Vivre heureux et caché dans le monde des machines
De temps à autres un avis de banque, un relevé de carte de crédit, un site de compagnie aérienne, de musique en ligne ou une facture de téléphone fait sauter le client au plafond. Et de prendre sa plus belle plume pour écrire une lettre de réclamation incendiaire à la société – ou son téléphone pour que son avocat le fasse. Ce que le client ne réalise pas, c’est qu’il se donnera beaucoup de peine et d’énervement pour n’écrire qu’à une… machine. Plus clairement : nombre de prestations commerciales courantes sont aujourd’hui accomplies par des machines. Tant qu’aucun problème ne survient, il n’y a pas d’intervention humaine et la relation est entièrement gérée par l’informatique. Idem tant qu’aucune anomalie par rapport à ses paramètres n’est signalée par la machine, à ce moment là à un employé. Lorsqu’une réclamation est exprimée, que ce soit par écrit ou en appelant une hotline, un employé lambda examine alors la relation et le problème posé sur son écran, mais en live – et résout le problème plus ou moins diligemment. Où veux-je en venir ?

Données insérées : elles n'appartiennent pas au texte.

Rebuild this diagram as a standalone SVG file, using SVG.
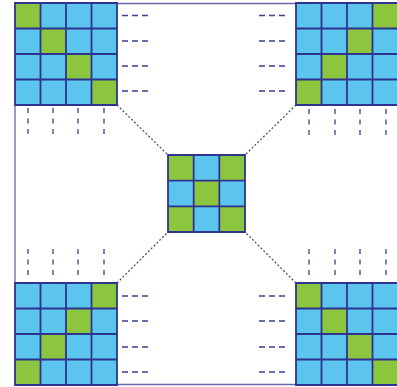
<svg xmlns="http://www.w3.org/2000/svg" width="397" height="387" viewBox="0 0 397 387">
<style>
.b{fill:#5bc5ee}
.g{fill:#8cc63f}
.gl{stroke:#2e3390;stroke-width:1.8;fill:none}
.border{stroke:#6c64a8;stroke-width:1.3;fill:none}
.conn{stroke:#4a4f78;stroke-width:1.3;stroke-dasharray:2 2;fill:none}
.hd{stroke:#3a3f8f;stroke-width:1.3;stroke-dasharray:6 4;fill:none}
.vd{stroke:#3a3f8f;stroke-width:1.3;stroke-dasharray:5 5.5;fill:none}
</style>
<rect width="397" height="387" fill="#ffffff"/>
<g id="border">
<line class="border" x1="117" y1="3.5" x2="296" y2="3.5"/>
<line class="border" x1="117" y1="384.5" x2="296" y2="384.5"/>
<line class="border" x1="15" y1="105" x2="15" y2="283"/>
</g>
<g id="connectors">
<line class="conn" x1="117" y1="105" x2="168" y2="155"/>
<line class="conn" x1="296" y1="105" x2="245" y2="155"/>
<line class="conn" x1="117" y1="283" x2="168" y2="232"/>
<line class="conn" x1="296" y1="283" x2="245" y2="232"/>
</g>
<g id="grid-top-left" transform="translate(15,3)">
<rect class="b" width="102" height="102"/>
<rect class="g" x="0" y="0" width="25.5" height="25.5"/>
<rect class="g" x="25.5" y="25.5" width="25.5" height="25.5"/>
<rect class="g" x="51" y="51" width="25.5" height="25.5"/>
<rect class="g" x="76.5" y="76.5" width="25.5" height="25.5"/>
<path class="gl" d="M0 0H102V102H0Z M25.5 0V102 M51 0V102 M76.5 0V102 M0 25.5H102 M0 51H102 M0 76.5H102"/>
</g>
<g id="grid-top-right" transform="translate(296,3)">
<rect class="b" width="102" height="102"/>
<rect class="g" x="76.5" y="0" width="25.5" height="25.5"/>
<rect class="g" x="51" y="25.5" width="25.5" height="25.5"/>
<rect class="g" x="25.5" y="51" width="25.5" height="25.5"/>
<rect class="g" x="0" y="76.5" width="25.5" height="25.5"/>
<path class="gl" d="M0 0H102V102H0Z M25.5 0V102 M51 0V102 M76.5 0V102 M0 25.5H102 M0 51H102 M0 76.5H102"/>
</g>
<g id="grid-bottom-left" transform="translate(15,283)">
<rect class="b" width="102" height="102"/>
<rect class="g" x="76.5" y="0" width="25.5" height="25.5"/>
<rect class="g" x="51" y="25.5" width="25.5" height="25.5"/>
<rect class="g" x="25.5" y="51" width="25.5" height="25.5"/>
<rect class="g" x="0" y="76.5" width="25.5" height="25.5"/>
<path class="gl" d="M0 0H102V102H0Z M25.5 0V102 M51 0V102 M76.5 0V102 M0 25.5H102 M0 51H102 M0 76.5H102"/>
</g>
<g id="grid-bottom-right" transform="translate(296,283)">
<rect class="b" width="102" height="102"/>
<rect class="g" x="0" y="0" width="25.5" height="25.5"/>
<rect class="g" x="25.5" y="25.5" width="25.5" height="25.5"/>
<rect class="g" x="51" y="51" width="25.5" height="25.5"/>
<rect class="g" x="76.5" y="76.5" width="25.5" height="25.5"/>
<path class="gl" d="M0 0H102V102H0Z M25.5 0V102 M51 0V102 M76.5 0V102 M0 25.5H102 M0 51H102 M0 76.5H102"/>
</g>
<g id="grid-center" transform="translate(168,155)">
<rect class="b" width="77" height="77"/>
<rect class="g" x="0" y="0" width="25.67" height="25.67"/>
<rect class="g" x="51.33" y="0" width="25.67" height="25.67"/>
<rect class="g" x="25.67" y="25.67" width="25.67" height="25.67"/>
<rect class="g" x="0" y="51.33" width="25.67" height="25.67"/>
<rect class="g" x="51.33" y="51.33" width="25.67" height="25.67"/>
<path class="gl" d="M0 0H77V77H0Z M25.67 0V77 M51.33 0V77 M0 25.67H77 M0 51.33H77"/>
</g>
<g id="ellipsis-marks">
<path class="hd" d="M122 15.5H149 M122 41H149 M122 66H149 M122 91H149"/>
<path class="hd" d="M259 15.5H286 M259 41H286 M259 66H286 M259 91H286"/>
<path class="hd" d="M122 296H149 M122 321H149 M122 347H149 M122 372H149"/>
<path class="hd" d="M259 296H286 M259 321H286 M259 347H286 M259 372H286"/>
<path class="vd" d="M28 108V136 M53 108V136 M78 108V136 M104 108V136"/>
<path class="vd" d="M309 109V137 M335 109V137 M360 109V137 M386 109V137"/>
<path class="vd" d="M28 249V277 M53 249V277 M78 249V277 M104 249V277"/>
<path class="vd" d="M309 249V277 M335 249V277 M360 249V277 M386 249V277"/>
</g>
</svg>
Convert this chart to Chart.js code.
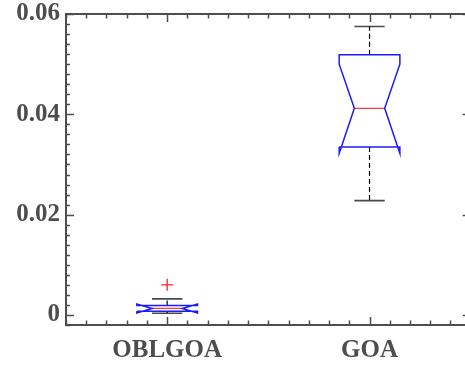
<!DOCTYPE html>
<html>
<head>
<meta charset="utf-8">
<script src="https://cdn.jsdelivr.net/npm/chart.js@4/dist/chart.umd.min.js"></script>
<style>
html,body{margin:0;padding:0;background:#fff;overflow:hidden;}
#wrap{width:478px;height:370px;}
</style>
</head>
<body>
<div id="wrap"><canvas id="c" width="478" height="370"></canvas></div>
<script>
// ---- data ----
const categories   = ['OBLGOA', 'GOA'];
const lowerWhisker = [0.00035, 0.0228];
const q1           = [0.00075, 0.0335];
const median       = [0.0013, 0.0412];
const q3           = [0.0019, 0.0519];
const upperWhisker = [0.0032, 0.0575];
const notchLow     = [0.0004, 0.0322];
const notchHigh    = [0.0022, 0.0500];
const outliers     = [[0.006], []];
const yTicks       = [0, 0.02, 0.04, 0.06];

// ---- styling constants ----
const BOX_HALF = 0.15, NOTCH_HALF = 0.075, CAP_HALF = 0.075;
const AXIS_COLOR = '#4d4d4d';
const FONT = {family: "'Liberation Serif', 'Times New Roman', serif", size: 25, weight: 'bold'};

const datasets = [];
categories.forEach((cat, i) => {
  const c = i + 1;
  const L = c - BOX_HALF, R = c + BOX_HALF, l = c - NOTCH_HALF, r = c + NOTCH_HALF;
  // notched box outline
  datasets.push({
    data: [
      {x: L, y: q1[i]}, {x: L, y: notchLow[i]}, {x: l, y: median[i]}, {x: L, y: notchHigh[i]}, {x: L, y: q3[i]},
      {x: R, y: q3[i]}, {x: R, y: notchHigh[i]}, {x: r, y: median[i]}, {x: R, y: notchLow[i]}, {x: R, y: q1[i]},
      {x: L, y: q1[i]}
    ],
    borderColor: '#1a1aff', borderWidth: 1.5, showLine: true, pointRadius: 0, fill: false
  });
  // median
  datasets.push({
    data: [{x: l, y: median[i]}, {x: r, y: median[i]}],
    borderColor: '#ff3b3b', borderWidth: 1.3, showLine: true, pointRadius: 0
  });
  // whiskers (dashed)
  datasets.push({
    data: [{x: c, y: q3[i]}, {x: c, y: upperWhisker[i]}],
    borderColor: '#000', borderWidth: 1.2, borderDash: [5, 3], showLine: true, pointRadius: 0
  });
  datasets.push({
    data: [{x: c, y: q1[i]}, {x: c, y: lowerWhisker[i]}],
    borderColor: '#000', borderWidth: 1.2, borderDash: [5, 3], showLine: true, pointRadius: 0
  });
  // caps
  datasets.push({
    data: [{x: c - CAP_HALF, y: upperWhisker[i]}, {x: c + CAP_HALF, y: upperWhisker[i]}],
    borderColor: '#4a4a4a', borderWidth: 1.6, showLine: true, pointRadius: 0
  });
  datasets.push({
    data: [{x: c - CAP_HALF, y: lowerWhisker[i]}, {x: c + CAP_HALF, y: lowerWhisker[i]}],
    borderColor: '#4a4a4a', borderWidth: 1.6, showLine: true, pointRadius: 0
  });
  // outliers
  if (outliers[i].length) {
    datasets.push({
      data: outliers[i].map(v => ({x: c, y: v})),
      showLine: false, pointStyle: 'cross', pointRadius: 6, borderColor: '#ff2020', borderWidth: 1.3,
      backgroundColor: '#ff2020'
    });
  }
});

const frame = {
  id: 'frame',
  afterDraw(chart) {
    const {ctx, chartArea: a, scales: {x, y}} = chart;
    ctx.save();
    ctx.strokeStyle = AXIS_COLOR;
    ctx.lineWidth = 2;
    ctx.strokeRect(a.left, a.top, a.right - a.left, a.bottom - a.top);
    ctx.lineWidth = 1.5;
    ctx.beginPath();
    // y ticks (major + minor), left and right, pointing inward
    for (let k = -1; k <= 30; k++) {
      const v = k * 0.002;
      const major = yTicks.some(t => Math.abs(t - v) < 1e-9);
      const len = major ? 8 : 4;
      const py = Math.round(y.getPixelForValue(v)) + 0.5;
      ctx.moveTo(a.left, py); ctx.lineTo(a.left + len, py);
      ctx.moveTo(a.right, py); ctx.lineTo(a.right - len, py);
    }
    // x ticks
    for (let k = 5; k <= 25; k++) {
      const v = k / 10;
      const major = k % 10 === 0;
      const len = major ? 8 : 4.5;
      const px = Math.round(x.getPixelForValue(v)) + 0.5;
      ctx.moveTo(px, a.bottom); ctx.lineTo(px, a.bottom - len);
      ctx.moveTo(px, a.top); ctx.lineTo(px, a.top + len);
    }
    ctx.stroke();
    ctx.restore();
  }
};

new Chart(document.getElementById('c'), {
  type: 'scatter',
  data: {datasets},
  options: {
    responsive: false,
    animation: false,
    events: [],
    layout: {padding: {top: 14, right: 6, left: 0, bottom: 0}},
    plugins: {legend: {display: false}, tooltip: {enabled: false}},
    scales: {
      x: {
        type: 'linear', min: 0.5, max: 2.5,
        grid: {display: false, drawTicks: false}, border: {display: false},
        afterFit: s => { s.height = 45; s.paddingLeft = 0; s.paddingRight = 0; },
        afterBuildTicks: s => { s.ticks = categories.map((_, i) => ({value: i + 1})); },
        ticks: {
          color: AXIS_COLOR, font: FONT, padding: 11, maxRotation: 0, autoSkip: false,
          callback: v => categories[Math.round(v) - 1] || ''
        }
      },
      y: {
        type: 'linear', min: -0.002, max: 0.06,
        grid: {display: false, drawTicks: false}, border: {display: false},
        afterFit: s => { s.width = 66; s.paddingTop = 0; s.paddingBottom = 0; },
        afterBuildTicks: s => { s.ticks = yTicks.map(v => ({value: v})); },
        ticks: {
          color: AXIS_COLOR, font: FONT, padding: 6,
          callback: v => String(+v.toFixed(2))
        }
      }
    }
  },
  plugins: [frame]
});
</script>
</body>
</html>
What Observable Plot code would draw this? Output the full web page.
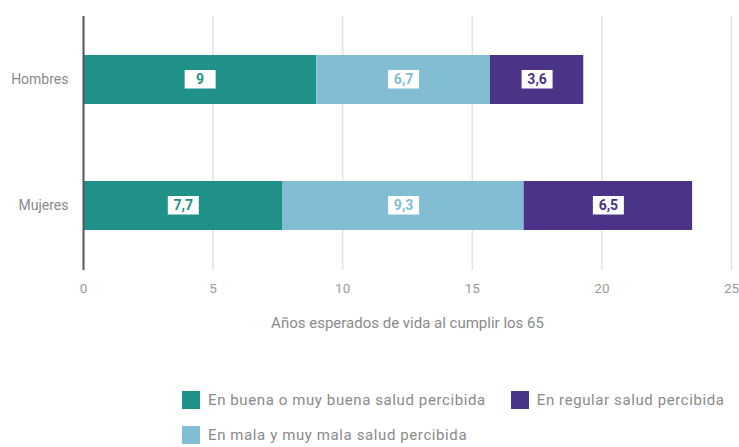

Plusieurs conséquences. Tant que l’utilisateur reste dans son profil paramétré, il peut jouir du service des mois et des années sans qu’aucune intervention humaine n’ait lieu. Il utilise, il paie, il vit heureux et caché. Les escrocs le savent bien également. Tant qu’une utilisation frauduleuse reste dans les paramètres de la relation, elle a de meilleures chances de rester un certain temps indétectée, tant par le titulaire légitime que par le fournisseur. Si un problème survient en revanche, un employé en héritera aléatoirement et le traitera selon des directives et sans relation particulière avec le client. Les arguments ou récriminations de la lettre incendiaire n’auront strictement aucun effet et l’employé ne se sentira ni redevable ni coupable ni embarrassé – pour le compte de son employeur. Le problème sera traité par un humain, mais selon des grilles et des procédures presque mécaniques elles aussi. Sauf à ce que le problème n’en vienne à poser une préoccupation commerciale pour le fournisseur, ce qui est rarement le cas pour des prestations à échelle individuelle, ou une préoccupation médiatique ou de protection des consommateurs qui puisse le gêner, autant ravaler sa bile et la garder pour autre chose. Est-ce réjouissant sociétalement de n’avoir à faire qu’à des machines ? C’est effectivement une plus vaste question mais également une composante du prix en tout cas, et permet de vivre sans souci tant que l’on reste dans les clous.